Given records -
┌────────

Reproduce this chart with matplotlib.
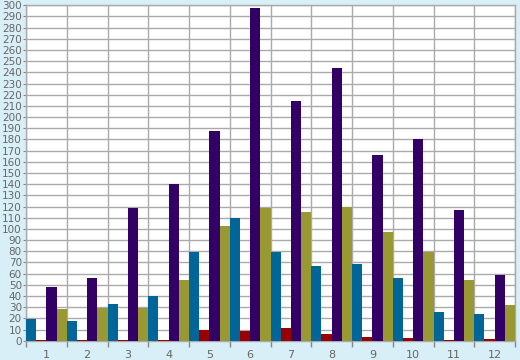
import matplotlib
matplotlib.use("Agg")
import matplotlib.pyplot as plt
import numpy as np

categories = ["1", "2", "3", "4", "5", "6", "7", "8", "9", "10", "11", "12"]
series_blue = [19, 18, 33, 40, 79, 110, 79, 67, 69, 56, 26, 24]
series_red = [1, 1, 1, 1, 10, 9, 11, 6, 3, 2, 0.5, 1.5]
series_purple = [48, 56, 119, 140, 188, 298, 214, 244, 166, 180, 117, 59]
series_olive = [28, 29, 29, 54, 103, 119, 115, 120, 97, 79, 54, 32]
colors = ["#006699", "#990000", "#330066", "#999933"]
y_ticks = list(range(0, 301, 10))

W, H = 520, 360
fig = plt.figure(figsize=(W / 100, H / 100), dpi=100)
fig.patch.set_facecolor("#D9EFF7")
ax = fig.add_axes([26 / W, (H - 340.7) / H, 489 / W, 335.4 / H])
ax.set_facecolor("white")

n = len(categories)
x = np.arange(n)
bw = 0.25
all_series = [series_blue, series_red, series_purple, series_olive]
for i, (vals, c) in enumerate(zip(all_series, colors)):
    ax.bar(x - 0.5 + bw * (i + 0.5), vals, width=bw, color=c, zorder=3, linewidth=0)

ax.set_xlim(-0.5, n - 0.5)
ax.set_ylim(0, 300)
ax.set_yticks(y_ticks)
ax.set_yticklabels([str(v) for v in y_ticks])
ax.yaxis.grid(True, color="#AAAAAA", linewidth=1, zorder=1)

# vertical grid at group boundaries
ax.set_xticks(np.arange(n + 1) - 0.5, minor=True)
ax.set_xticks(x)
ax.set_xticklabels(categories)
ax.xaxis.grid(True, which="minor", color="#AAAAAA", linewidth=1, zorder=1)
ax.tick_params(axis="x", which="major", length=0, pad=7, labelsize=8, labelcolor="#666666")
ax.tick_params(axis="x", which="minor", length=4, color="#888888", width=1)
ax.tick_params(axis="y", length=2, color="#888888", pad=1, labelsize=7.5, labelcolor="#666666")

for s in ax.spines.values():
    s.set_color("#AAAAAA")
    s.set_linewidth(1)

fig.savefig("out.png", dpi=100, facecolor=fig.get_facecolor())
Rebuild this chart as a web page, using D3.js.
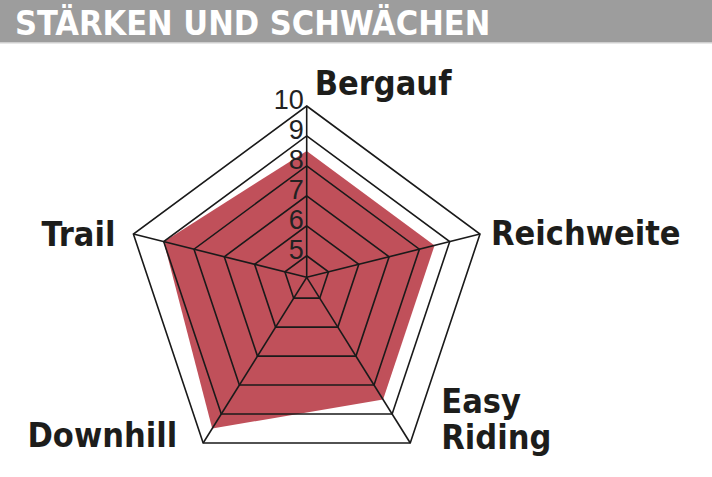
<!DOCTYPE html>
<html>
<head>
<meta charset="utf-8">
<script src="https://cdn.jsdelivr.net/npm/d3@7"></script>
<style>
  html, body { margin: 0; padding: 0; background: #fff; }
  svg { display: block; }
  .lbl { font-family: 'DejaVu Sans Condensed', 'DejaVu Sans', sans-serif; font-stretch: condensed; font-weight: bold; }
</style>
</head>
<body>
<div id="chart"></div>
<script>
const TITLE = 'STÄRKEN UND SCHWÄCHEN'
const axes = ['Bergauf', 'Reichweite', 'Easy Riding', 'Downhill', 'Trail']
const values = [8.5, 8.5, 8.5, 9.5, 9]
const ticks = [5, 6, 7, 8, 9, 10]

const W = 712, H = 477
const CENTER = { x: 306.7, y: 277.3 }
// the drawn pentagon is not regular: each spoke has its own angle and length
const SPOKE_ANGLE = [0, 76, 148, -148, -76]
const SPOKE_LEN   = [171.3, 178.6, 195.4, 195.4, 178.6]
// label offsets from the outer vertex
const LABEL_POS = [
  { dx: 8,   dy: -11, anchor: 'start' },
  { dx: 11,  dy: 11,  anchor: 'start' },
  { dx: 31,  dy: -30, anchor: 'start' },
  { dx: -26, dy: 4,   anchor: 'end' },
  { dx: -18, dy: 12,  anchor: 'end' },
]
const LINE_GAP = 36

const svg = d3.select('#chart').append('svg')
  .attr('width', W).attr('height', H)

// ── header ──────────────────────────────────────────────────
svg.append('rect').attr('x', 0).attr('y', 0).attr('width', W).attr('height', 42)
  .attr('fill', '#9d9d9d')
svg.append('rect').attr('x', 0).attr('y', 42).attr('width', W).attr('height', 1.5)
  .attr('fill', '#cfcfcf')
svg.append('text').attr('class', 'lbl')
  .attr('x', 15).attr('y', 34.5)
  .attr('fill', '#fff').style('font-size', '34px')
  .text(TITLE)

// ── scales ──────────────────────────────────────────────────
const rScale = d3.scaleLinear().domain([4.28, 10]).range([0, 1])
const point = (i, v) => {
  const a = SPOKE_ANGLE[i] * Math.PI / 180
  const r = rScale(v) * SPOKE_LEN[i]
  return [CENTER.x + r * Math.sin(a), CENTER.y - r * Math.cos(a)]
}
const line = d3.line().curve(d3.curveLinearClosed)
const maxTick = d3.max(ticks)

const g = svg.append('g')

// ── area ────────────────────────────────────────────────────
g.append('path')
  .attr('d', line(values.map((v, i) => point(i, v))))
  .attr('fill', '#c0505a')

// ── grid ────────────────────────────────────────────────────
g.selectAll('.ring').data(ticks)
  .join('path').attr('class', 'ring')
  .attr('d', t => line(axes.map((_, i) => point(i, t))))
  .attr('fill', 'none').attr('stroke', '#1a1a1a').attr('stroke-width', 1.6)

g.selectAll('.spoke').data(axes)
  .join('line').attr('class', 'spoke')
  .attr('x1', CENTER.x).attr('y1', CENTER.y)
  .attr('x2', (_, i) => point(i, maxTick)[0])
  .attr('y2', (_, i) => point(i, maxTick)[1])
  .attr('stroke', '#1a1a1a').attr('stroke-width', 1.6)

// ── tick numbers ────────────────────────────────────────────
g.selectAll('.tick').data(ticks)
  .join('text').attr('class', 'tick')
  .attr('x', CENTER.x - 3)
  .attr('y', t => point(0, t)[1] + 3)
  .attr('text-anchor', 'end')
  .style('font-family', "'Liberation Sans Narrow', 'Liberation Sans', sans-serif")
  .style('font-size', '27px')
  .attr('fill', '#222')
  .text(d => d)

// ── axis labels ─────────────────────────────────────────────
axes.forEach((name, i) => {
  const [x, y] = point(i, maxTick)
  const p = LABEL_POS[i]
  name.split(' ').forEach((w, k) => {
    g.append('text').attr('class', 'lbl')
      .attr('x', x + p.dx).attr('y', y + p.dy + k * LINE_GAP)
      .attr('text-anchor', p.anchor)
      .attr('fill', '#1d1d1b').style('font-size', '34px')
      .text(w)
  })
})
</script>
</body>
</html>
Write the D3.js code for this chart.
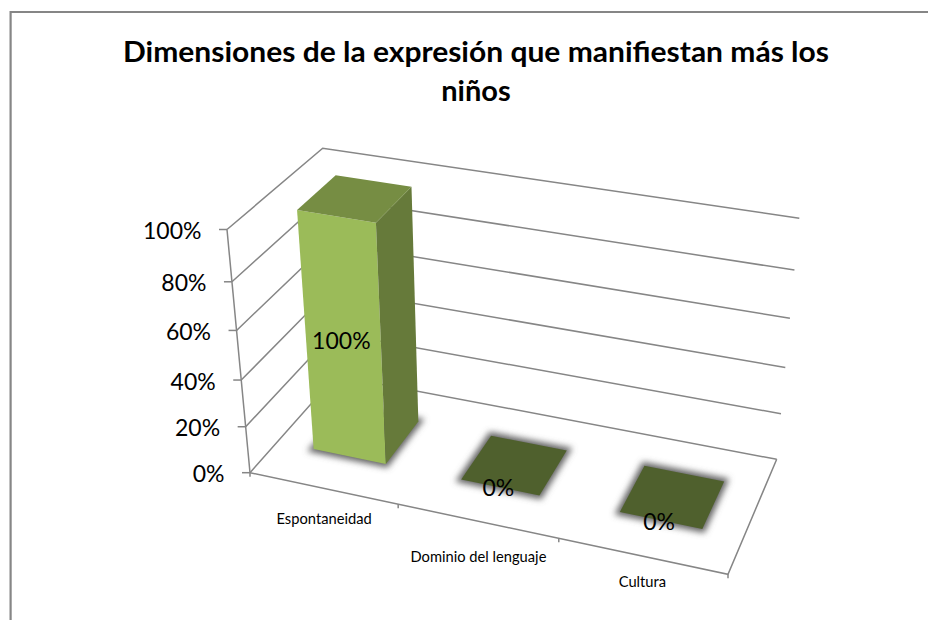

└────────
┌────────

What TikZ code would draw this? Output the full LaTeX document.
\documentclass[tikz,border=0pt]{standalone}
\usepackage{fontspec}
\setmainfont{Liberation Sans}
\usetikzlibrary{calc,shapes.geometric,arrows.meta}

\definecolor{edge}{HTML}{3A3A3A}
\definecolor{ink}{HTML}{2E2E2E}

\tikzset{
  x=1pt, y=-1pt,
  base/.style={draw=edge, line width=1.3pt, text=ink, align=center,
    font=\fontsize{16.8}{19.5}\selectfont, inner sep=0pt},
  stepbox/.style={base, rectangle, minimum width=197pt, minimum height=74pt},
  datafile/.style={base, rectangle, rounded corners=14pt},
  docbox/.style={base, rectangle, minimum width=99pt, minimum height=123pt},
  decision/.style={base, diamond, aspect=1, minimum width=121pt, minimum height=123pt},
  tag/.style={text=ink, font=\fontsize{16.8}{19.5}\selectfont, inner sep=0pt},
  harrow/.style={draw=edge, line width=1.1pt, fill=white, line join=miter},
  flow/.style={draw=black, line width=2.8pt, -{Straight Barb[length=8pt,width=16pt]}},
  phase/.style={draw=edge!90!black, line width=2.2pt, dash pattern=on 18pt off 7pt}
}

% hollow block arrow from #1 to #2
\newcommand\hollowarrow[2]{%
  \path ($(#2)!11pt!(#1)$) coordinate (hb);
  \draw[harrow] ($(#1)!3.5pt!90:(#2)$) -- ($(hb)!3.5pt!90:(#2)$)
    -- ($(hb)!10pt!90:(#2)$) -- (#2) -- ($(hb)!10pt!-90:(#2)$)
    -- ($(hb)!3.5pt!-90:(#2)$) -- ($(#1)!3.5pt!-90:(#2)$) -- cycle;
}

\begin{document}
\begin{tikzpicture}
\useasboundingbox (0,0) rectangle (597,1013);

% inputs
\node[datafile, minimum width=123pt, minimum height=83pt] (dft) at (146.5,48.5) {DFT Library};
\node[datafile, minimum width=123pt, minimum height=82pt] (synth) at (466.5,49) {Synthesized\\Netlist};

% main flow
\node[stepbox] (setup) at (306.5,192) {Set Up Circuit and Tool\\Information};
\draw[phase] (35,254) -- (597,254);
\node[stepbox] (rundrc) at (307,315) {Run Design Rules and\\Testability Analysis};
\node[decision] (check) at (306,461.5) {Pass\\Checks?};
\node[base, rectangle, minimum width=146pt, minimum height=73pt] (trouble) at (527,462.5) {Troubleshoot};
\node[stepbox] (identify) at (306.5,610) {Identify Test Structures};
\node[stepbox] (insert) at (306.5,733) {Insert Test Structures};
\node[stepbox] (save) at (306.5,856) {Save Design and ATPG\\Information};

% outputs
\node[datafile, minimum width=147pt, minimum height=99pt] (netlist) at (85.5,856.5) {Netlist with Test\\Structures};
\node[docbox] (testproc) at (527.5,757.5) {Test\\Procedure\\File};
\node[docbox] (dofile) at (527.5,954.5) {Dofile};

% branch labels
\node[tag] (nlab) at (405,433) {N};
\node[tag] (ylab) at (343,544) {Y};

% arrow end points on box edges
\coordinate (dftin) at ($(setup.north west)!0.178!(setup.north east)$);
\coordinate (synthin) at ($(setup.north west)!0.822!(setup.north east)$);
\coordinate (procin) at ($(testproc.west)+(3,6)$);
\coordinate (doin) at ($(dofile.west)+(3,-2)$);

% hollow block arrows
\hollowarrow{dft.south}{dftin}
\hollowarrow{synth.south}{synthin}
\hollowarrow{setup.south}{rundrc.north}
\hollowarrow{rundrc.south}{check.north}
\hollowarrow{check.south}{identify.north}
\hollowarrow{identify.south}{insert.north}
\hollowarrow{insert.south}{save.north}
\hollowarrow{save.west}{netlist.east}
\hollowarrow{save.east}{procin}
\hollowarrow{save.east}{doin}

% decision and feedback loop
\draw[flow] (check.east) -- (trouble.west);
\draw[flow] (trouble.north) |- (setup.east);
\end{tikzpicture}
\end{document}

└────────

Exercise prompt - Copy exactly the material above from the line with "Reproduce this chart with matplotlib." to the line with "import numpy as np", ends included, and nothing else. Leave out any picture.

Solution for this task -
Reproduce this chart with matplotlib.
import matplotlib
matplotlib.use("Agg")
import matplotlib.pyplot as plt
import numpy as np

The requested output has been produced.